Por Francieli Borges, de Porto Alegre, para Desacato.info.
A autocrítica da esquerda, nas eleições, funciona para todo mundo, menos para a esquerda
Autocrítica é a palavra do dia. Mas a melhor esquerda possível ganharia? Não é um dado. Simplesmente porque a esquerda não é a protagonista nessa história. A postura da depuração é a estratégia mais tradicional, mas duvido que funcione a curto prazo, pensando nas eleições de 2018. Dá efeito, mas enquanto isso, vira um morde-assopra que estende o prazo para sabe-se lá.
É comum escutar que seja bom que os partidos combativos estejam na oposição e não no poder. Assim, dizem, eles podem se reinventar. Francamente, considero essa postura de uma ingenuidade angélica. Quase se agradece por ter perdido, o que funciona como uma compensação moral. Ora, o que se pode fazer no poder é muito maior do que se pode fazer na oposição. É como se a esquerda brasileira quisesse o poder e ao mesmo tempo não quisesse – o que tem a ver com a visão que presidir, nesse país, é algo necessariamente corrupto. Argumento semelhante existe na direita, os escancarados “apolíticos”. Nenhum deles convence.

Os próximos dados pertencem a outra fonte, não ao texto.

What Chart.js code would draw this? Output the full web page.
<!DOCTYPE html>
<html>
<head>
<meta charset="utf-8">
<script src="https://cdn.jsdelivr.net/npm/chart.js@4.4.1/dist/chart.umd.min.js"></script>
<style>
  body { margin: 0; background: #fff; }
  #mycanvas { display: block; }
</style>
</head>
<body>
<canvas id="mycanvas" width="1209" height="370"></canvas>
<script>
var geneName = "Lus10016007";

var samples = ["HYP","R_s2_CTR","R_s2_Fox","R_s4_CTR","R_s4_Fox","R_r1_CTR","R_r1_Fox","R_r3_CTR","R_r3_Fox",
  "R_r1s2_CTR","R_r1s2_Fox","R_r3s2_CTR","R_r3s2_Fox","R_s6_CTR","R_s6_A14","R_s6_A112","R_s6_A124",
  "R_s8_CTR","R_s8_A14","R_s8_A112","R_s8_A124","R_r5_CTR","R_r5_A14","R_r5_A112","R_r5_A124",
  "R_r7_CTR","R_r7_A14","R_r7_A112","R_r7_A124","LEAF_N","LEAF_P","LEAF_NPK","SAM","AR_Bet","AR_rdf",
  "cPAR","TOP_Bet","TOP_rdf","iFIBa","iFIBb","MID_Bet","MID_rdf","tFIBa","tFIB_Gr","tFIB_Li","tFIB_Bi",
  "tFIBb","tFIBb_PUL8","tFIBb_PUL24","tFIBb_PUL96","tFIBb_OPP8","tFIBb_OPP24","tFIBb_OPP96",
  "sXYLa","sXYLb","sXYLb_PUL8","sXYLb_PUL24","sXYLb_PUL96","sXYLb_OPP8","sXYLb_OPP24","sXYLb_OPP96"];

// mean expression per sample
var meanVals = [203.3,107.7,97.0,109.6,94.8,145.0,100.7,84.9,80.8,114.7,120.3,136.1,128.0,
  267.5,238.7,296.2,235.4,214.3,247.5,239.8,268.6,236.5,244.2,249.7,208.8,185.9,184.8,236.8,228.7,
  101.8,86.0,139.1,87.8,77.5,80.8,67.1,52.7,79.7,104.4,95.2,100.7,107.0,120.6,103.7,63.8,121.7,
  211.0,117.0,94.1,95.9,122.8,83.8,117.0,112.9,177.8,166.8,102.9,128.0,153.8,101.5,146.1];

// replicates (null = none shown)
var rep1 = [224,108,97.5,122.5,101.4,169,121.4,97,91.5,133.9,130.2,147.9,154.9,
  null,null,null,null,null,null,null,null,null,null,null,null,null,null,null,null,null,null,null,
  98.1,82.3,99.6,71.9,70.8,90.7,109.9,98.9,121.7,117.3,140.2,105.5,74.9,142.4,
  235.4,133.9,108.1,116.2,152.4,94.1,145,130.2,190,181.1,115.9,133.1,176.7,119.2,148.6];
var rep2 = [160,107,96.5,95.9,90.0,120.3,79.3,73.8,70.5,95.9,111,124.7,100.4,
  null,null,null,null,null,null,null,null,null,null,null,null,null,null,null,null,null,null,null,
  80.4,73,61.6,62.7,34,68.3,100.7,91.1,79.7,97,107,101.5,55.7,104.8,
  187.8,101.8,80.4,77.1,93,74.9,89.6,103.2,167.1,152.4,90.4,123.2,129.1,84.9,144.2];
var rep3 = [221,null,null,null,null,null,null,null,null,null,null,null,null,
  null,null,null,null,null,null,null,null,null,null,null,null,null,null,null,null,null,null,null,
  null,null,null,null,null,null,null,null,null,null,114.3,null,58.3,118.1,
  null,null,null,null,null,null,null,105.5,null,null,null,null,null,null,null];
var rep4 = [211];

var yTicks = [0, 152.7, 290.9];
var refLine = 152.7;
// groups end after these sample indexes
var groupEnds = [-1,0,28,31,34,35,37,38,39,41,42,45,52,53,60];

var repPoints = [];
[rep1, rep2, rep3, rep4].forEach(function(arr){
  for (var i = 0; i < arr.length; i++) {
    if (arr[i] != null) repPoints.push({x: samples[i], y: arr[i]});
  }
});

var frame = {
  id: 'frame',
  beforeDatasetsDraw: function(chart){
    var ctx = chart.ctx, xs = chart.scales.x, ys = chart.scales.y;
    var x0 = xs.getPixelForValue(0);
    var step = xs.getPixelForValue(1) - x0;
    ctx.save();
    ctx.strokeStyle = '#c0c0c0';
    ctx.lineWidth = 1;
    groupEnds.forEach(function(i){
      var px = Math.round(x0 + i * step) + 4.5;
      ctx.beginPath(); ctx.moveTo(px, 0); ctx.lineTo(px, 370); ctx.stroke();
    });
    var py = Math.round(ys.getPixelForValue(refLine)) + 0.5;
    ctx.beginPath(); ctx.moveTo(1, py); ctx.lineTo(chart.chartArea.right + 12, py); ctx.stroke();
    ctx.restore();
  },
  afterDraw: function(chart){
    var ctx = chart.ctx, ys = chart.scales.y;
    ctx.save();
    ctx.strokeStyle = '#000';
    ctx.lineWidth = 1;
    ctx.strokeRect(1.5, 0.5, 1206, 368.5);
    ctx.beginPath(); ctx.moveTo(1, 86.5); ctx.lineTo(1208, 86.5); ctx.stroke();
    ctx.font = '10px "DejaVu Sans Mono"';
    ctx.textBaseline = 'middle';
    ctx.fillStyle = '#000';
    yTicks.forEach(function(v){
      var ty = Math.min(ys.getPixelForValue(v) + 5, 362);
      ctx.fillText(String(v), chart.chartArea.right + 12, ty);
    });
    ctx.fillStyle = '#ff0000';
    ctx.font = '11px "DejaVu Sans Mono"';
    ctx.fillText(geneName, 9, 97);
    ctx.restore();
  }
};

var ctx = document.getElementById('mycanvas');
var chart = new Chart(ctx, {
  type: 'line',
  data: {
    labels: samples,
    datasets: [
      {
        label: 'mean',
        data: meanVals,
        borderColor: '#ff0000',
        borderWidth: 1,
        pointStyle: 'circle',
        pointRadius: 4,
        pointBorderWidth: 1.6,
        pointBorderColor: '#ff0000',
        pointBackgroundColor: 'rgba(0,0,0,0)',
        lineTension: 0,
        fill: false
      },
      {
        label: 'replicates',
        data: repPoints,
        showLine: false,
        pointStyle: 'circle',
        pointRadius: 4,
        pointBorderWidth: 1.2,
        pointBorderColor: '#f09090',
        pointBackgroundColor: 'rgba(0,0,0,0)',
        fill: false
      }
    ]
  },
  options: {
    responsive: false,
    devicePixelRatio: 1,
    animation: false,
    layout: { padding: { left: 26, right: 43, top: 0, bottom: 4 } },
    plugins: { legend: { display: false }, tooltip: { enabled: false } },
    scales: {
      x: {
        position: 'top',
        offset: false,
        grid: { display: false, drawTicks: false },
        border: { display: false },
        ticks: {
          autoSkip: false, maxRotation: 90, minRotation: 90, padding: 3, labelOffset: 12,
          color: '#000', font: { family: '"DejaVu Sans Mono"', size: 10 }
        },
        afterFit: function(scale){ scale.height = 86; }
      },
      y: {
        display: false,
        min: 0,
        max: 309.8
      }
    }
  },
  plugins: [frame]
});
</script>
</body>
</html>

Enquanto isso, nos partidos conservadores, algumas pessoas têm entendido política de um jeito criminoso. Paga-se para que circulem boatos falsos. Os boatos funcionam. Não existe autocrítica da esquerda que possa competir. O que resta é fazer troça, se esmerar em deboches na Internet, culpar o leitor por ter lido. Nunca chovem processos por difamação a revistas e jornais mentirosos, por exemplo. Morre o assunto. Passa para próximo.
Contudo, milhões de votos não foram suficientes para conter um boato. Quer dizer, se alguém de esquerda – ou vá lá, mais progressista – colocar uma legenda que afronte a ordem em seu Instagram particular, pode responder, diante da Lei, com medidas muito desproporcionais. Fascistas ricos não têm esse mesmo peso e medida. Tenho minhas dúvidas se ser legalista é a solução, por motivos óbvios, mas a esquerda resvala em se instrumentalizar para recorrer, também ela, judicialmente. Com essa falta de cuidado, a direita mais raivosa gargareja o que quer, sem consequências. Têm armas que estão aí e que só um lado usa. Se as pessoas querem fazer o jogo eleitoral, precisam ser pragmáticas.

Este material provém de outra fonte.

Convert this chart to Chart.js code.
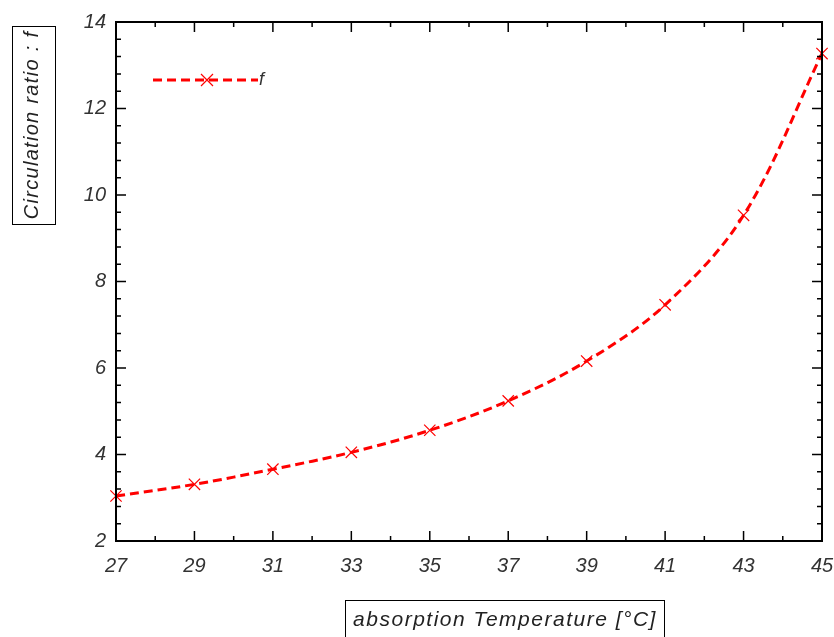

Tenho dificuldade em lidar com esse formato combativo de partidarismo que só perde para ele mesmo porque por pouco não foi bom o bastante ou porque as pessoas que não o escolhem são embrutecidas. A esquerda legitima a própria derrota em um sistema no qual ela é fiadora. Quer dizer, ela garante a continuidade de um projeto que não é seu e, ainda, não consegue ganhar ou ter posição de protagonismo sem que traia sua origem.

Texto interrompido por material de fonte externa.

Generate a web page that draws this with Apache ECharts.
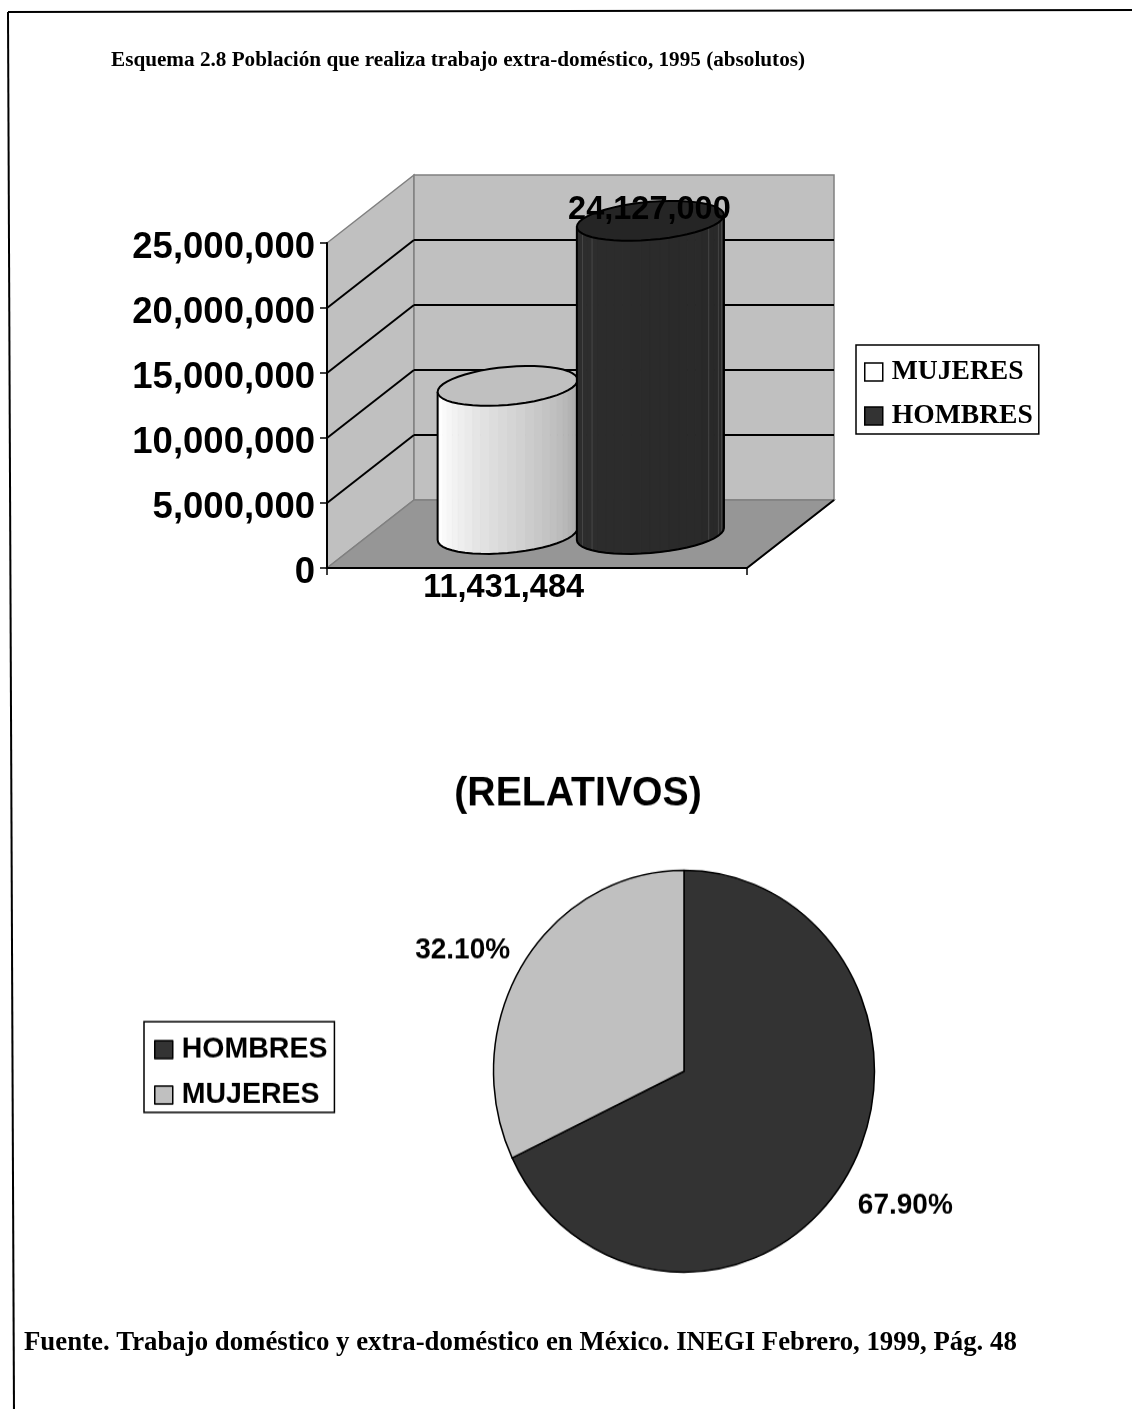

Entendo que as eleições sejam uma parte da luta democrática. A menor delas, arrisco dizer, embora importante. As Instituições funcionam, para o bem e para o mal, porque impactam seriamente a vida das pessoas. Ainda assim, principalmente, a esquerda não é una e é nisso que consiste a sua qualidade – esse dado já deveria ter se tornado um ponto pacífico. Quero que esquerda ganhe as eleições, mas não gostaria que outra vez ficasse reduzida a isso.
*Esse texto tem a contribuição de Pedro Telles da Silveira, integrante da comissão responsável da resolução que institui as Ações Afirmativas no PPG em História da UFRGS, um facilitador para que eu refletisse na urgência de pensar as Instituições.